Pamphlet: 5-1/4" x 7-9/16"; 12 pp.; printed self-wrappers (stapled); minor touches of wear; near fine.

Friedl, in her anthology of suffrage plays, writes that Mary Winsor served as President of the Pennsylvania Limited Suffrage League after its founding in 1909. (The League supported votes for women, but sought other restrictions on the franchise.) Despite adopting a more conservative stance toward the vote than NAWSA and its affiliates, the Pennsylvania Limited Suffrage League, under Winsor's leadership, welcomed more radical suffragists such as Alice Paul, Emmeline Pankhurst and Charlotte Perkins Gilman as speakers. Winsor also encouraged the group to put on suffrage plays and pageants. Emily Sargent Lewis, for instance, wrote "Election Day" in 1912. The following year, Winsor produced this sketch which she intended to be staged in the midst of a real auction. The piece depicts three anti-suffrage characters—Mrs. Grundy, Mrs. Partington and The Mad Hatter—attempting to disrupt a suffrage auction. Mrs. Grundy represents the affluent and comfortable anti-suffragist ("Her manner is…honeyed, patronizing, very determined and dictatorial…She is quite aware of her own importance"). Mrs. Partington, a stock British anti-suffragist figure, is a stout, strong woman of the working class, usually depicted with a broom (with which she intends to 'sweep back the tide' of woman suffrage). The Mad Hatter "is the last male crazy enough to support Mrs. Grundy's dictum for proper womanly behavior…" [Friedl]. The auctioneer rebuts their arguments in "The Auctioneer's Speech.” The speech, however, existed only in typewritten copies.

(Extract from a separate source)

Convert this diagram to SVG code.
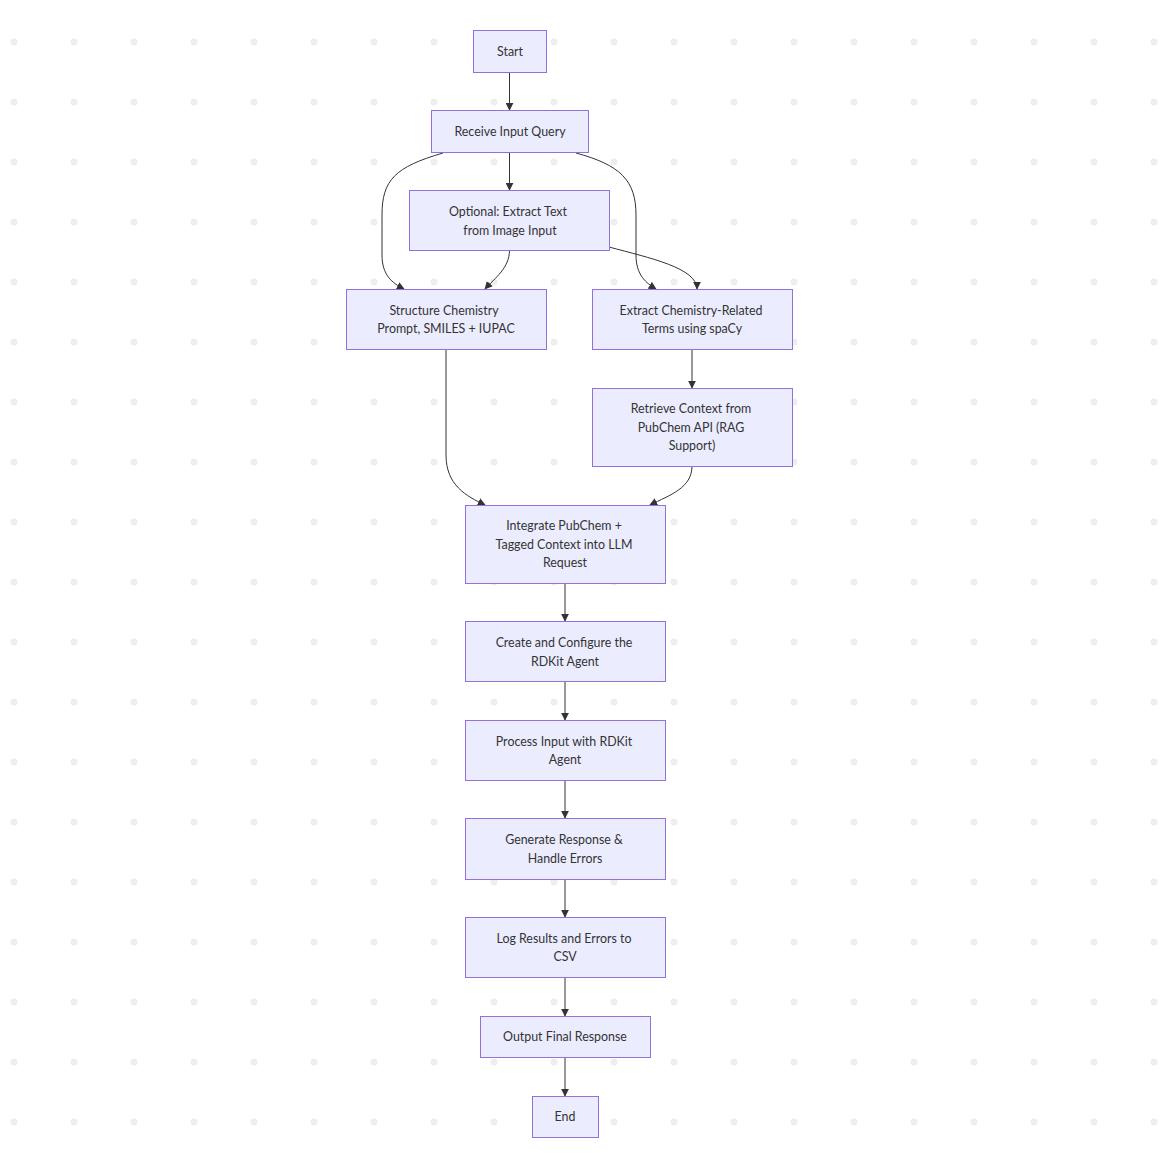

When an organization staged A Suffrage Rummage Sale, Winsor supplied a single copy of the speech and insisted it be returned to her [and, thus, does not accompany the printed play, as here].

Mary Winsor (1869-1956) was a member of a prominent Philadelphia family; she advocated socialism, birth control, feminism, woman suffrage and peace and disarmament. She founded the Pennsylvania Committee for Total Disarmament and worked throughout her life in the cause of world peace. Her papers are now in the Swarthmore College Peace Collection. OCLC notes only one copy of A Suffrage Rummage Sale at Brown University; likely Swarthmore also holds a copy. Friedl reprints the sketch in her anthology, On To Victory, pp. 243-251. Not in the NAWSA Collection at the Library of Congress. Extremely scarce in the original printing.